Cross-check the builder's claimed completion percentage against satellite imagery from Google Maps or Brickplot's satellite sweep (available on project pages for monitored projects). A project claiming 80% structural completion should show nearly full-height construction across all towers. Zero visible construction activity with a QPR claiming 60% is a clear discrepancy worth escalating to RERA.

Frequently Asked Questions

How often must builders file QPRs and what happens if they don't?

RERA requires QPRs every quarter. Missing a QPR filing is a violation of RERA Section 11(1). Buyers can complain on the state RERA portal for non-filing. RERA authorities can impose a penalty of up to 5% of the project cost for non-disclosure. Persistent QPR non-filing is typically a sign of a project in distress — builders stop updating when they have nothing good to report.

Can a builder falsify QPR data?

QPRs are signed by the promoter and typically countersigned by the project architect and engineer — this creates personal liability for false declarations. However, enforcement is inconsistent. The most reliable cross-check is satellite imagery: if the QPR claims 80% completion but satellite shows 40% construction, it is verifiable evidence of QPR falsification — which you can present as evidence in a RERA complaint or consumer forum case.

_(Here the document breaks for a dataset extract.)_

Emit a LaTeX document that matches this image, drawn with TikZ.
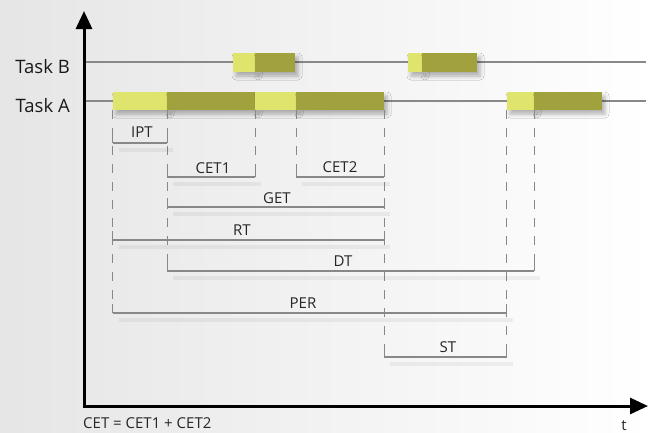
\documentclass[tikz,border=0pt]{standalone}
\usepackage{fontspec}
\setmainfont{Open Sans}
\usetikzlibrary{arrows.meta,shadows.blur}
\definecolor{barlight}{HTML}{DFE46C}
\definecolor{bardark}{HTML}{A1A13E}
\definecolor{rulegray}{HTML}{888888}
\begin{document}
\begin{tikzpicture}[x=1pt,y=-1pt,
  seg/.style={draw=none, inner sep=0pt, minimum height=18pt,
    blur shadow={shadow xshift=3pt, shadow yshift=-4pt,
      shadow blur radius=4pt, shadow opacity=30}},
  lightseg/.style={seg, fill=barlight},
  darkseg/.style={seg, fill=bardark},
  taskline/.style={draw=rulegray, line width=1.8pt},
  guide/.style={draw=rulegray, line width=1pt, dash pattern=on 9pt off 9pt},
  span/.style={draw=rulegray, line width=1.5pt},
  spanshade/.style={draw=black, opacity=0.05, line width=4pt},
  endtick/.style={draw=rulegray, line width=1pt},
  lbl/.style={font=\fontsize{15}{18}\selectfont, text=black!85, inner sep=0pt},
  tasklbl/.style={font=\fontsize{18.5}{22}\selectfont, text=black!90, inner sep=0pt},
  axis/.style={line width=3pt, line join=miter,
    {Triangle[length=18pt,width=16pt]}-{Triangle[length=18pt,width=16pt]}}
]
% canvas and background
\useasboundingbox (0,0) rectangle (651,432);
\shade[shading=axis, shading angle=60, left color=black!10, right color=white]
  (0,0) rectangle (651,432);

% task lines
\coordinate (bstart) at (84,62);
\coordinate (bend) at (646,62);
\coordinate (astart) at (84,101);
\coordinate (aend) at (646,101);
\draw[taskline] (bstart) -- (bend);
\draw[taskline] (astart) -- (aend);

% task labels
\node[tasklbl, anchor=east] (tb) at (70,67) {Task B};
\node[tasklbl, anchor=east] (ta) at (70,106) {Task A};

% task B execution segments
\node[lightseg, minimum width=22pt, minimum height=19pt] (b1) at (244,62.5) {};
\node[darkseg,  minimum width=40pt, minimum height=19pt] (b2) at (275,62.5) {};
\node[lightseg, minimum width=14pt, minimum height=19pt] (b3) at (415,62.5) {};
\node[darkseg,  minimum width=55pt, minimum height=19pt] (b4) at (449.5,62.5) {};

% task A execution segments
\node[lightseg, minimum width=54pt] (a1) at (140,101) {};
\node[darkseg,  minimum width=88pt] (a2) at (211,101) {};
\node[lightseg, minimum width=41pt] (a3) at (275.5,101) {};
\node[darkseg,  minimum width=88pt] (a4) at (340,101) {};
\node[lightseg, minimum width=27pt] (a5) at (520.5,101) {};
\node[darkseg,  minimum width=68pt] (a6) at (568,101) {};

% measurement levels
\coordinate (yIPT) at (0,143);
\coordinate (yCET) at (0,177);
\coordinate (yGET) at (0,207);
\coordinate (yRT)  at (0,240);
\coordinate (yDT)  at (0,271);
\coordinate (yPER) at (0,313);
\coordinate (yST)  at (0,357);

% dashed guides from the segment edges
\draw[guide] (a1.south west) -- (a1.south west |- yPER);
\draw[guide] (a1.south east) -- (a1.south east |- yDT);
\draw[guide] (a2.south east) -- (a2.south east |- yCET);
\draw[guide] (a3.south east) -- (a3.south east |- yCET);
\draw[guide] (a4.south east) -- (a4.south east |- yST);
\draw[guide] (a5.south west) -- (a5.south west |- yST);
\draw[guide] (a5.south east) -- (a5.south east |- yDT);

% spans: soft shade, line, end ticks
\foreach \l/\r/\lev in {a1.south west/a1.south east/yIPT,
                       a1.south east/a2.south east/yCET,
                       a3.south east/a4.south east/yCET,
                       a1.south east/a4.south east/yGET,
                       a1.south west/a4.south east/yRT,
                       a1.south east/a5.south east/yDT,
                       a1.south west/a5.south west/yPER,
                       a4.south east/a5.south west/yST}{
  \draw[spanshade] ([shift={(6pt,-7pt)}]\l |- \lev) -- ([shift={(6pt,-7pt)}]\r |- \lev);
  \draw[span] (\l |- \lev) -- (\r |- \lev);
  \draw[endtick] (\l |- \lev) -- ++(0,-9);
  \draw[endtick] (\r |- \lev) -- ++(0,-9);
}

% span labels
\node[lbl] (lIPT)  at (142,132) {IPT};
\node[lbl] (lCET1) at (213,168) {CET1};
\node[lbl] (lCET2) at (340,167) {CET2};
\node[lbl] (lGET)  at (277,198) {GET};
\node[lbl] (lRT)   at (242,230) {RT};
\node[lbl] (lDT)   at (343,261) {DT};
\node[lbl] (lPER)  at (303,303) {PER};
\node[lbl] (lST)   at (448,347) {ST};

% axes
\coordinate (origin) at (84,406);
\coordinate (ytip) at (84,11);
\coordinate (xtip) at (648,406);
\draw[axis] (ytip) -- (origin) -- (xtip);

\node[lbl, anchor=west] (formula) at (83,423) {CET = CET1 + CET2};
\node[lbl, anchor=north] (tlabel) at (624,420) {t};
\end{tikzpicture}
\end{document}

How does Brickplot use QPR data?

Brickplot's weekly satellite sweep monitors construction progress for all tracked projects and compares it against RERA QPR claims. The Axis 8 (Construction & Delivery Risk) score is directly informed by QPR completion trend and satellite confirmation. Projects with stalled construction flagged in QPRs receive a score cap of ≤4.4. The milestone alert system triggers 30/60/90% completion alerts based on QPR data.